Dive Brief:
- E-commerce experienced 15% growth year-over-year in the first quarter, propelling an industrial demand boom as retailers overhaul their supply chains and wholesalers seek to keep up with tight fulfillment timelines.
- The big box space in particular is experiencing record tenant numbers, Colliers International Group said in a market report on industrial properties 300,000 square feet or larger.
- Of 1,908 existing buildings across six core markets, only 157 are vacant, Colliers reported. A record 98 big boxes totaling 60 million square feet have been added to the record over the past year, the firm reports.
Dive Insight:
Lower vacancies, higher rents and strong absorption mean demand will continue to outpace supply in core markets. Colliers identifies six key markets in this rising trend: Atlanta, Chicago, Dallas-Fort Worth, Greater Los Angeles, the Lehigh Valley-Eastern PA-NJ area, and Toronto.

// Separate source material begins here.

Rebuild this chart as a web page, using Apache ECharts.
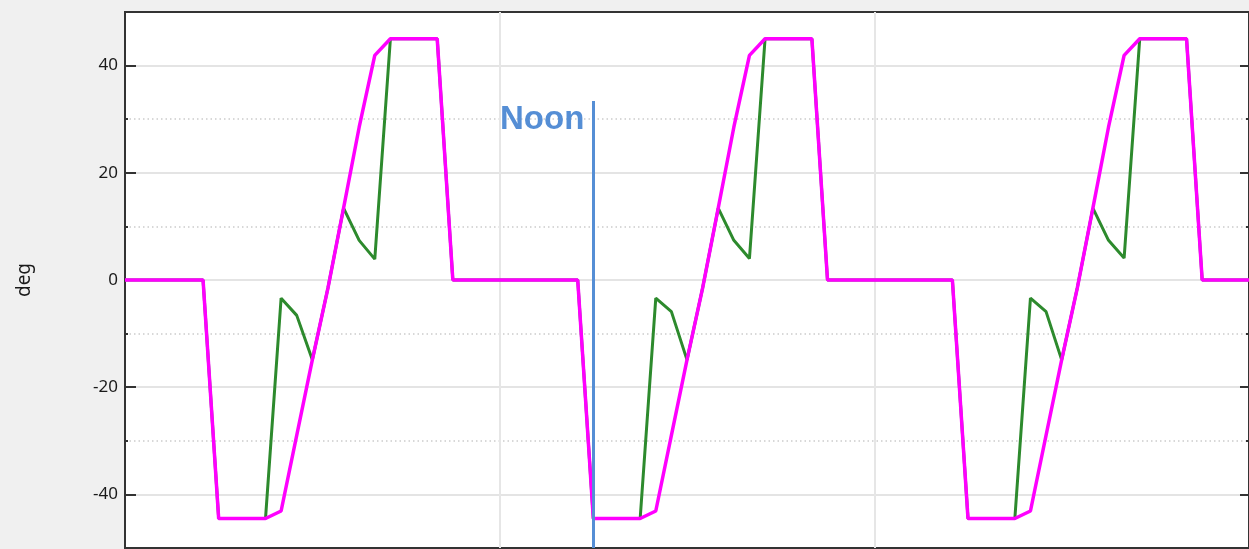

New developments in these areas cite proximity to major retail markets as the primary reason for construction or expansion since distributors must now be able to transport goods to their destination within hours.
As a result, a second trend is rising: while prevalent, industrial demand is no longer isolated to these areas. Large developments in CO, TN and KY reveal a need for more, as well as larger distribution centers.
At mid-year, only 6% of the nation's industrial space was vacant and vacancy rates had declined in 84% of the markets that Colliers tracks.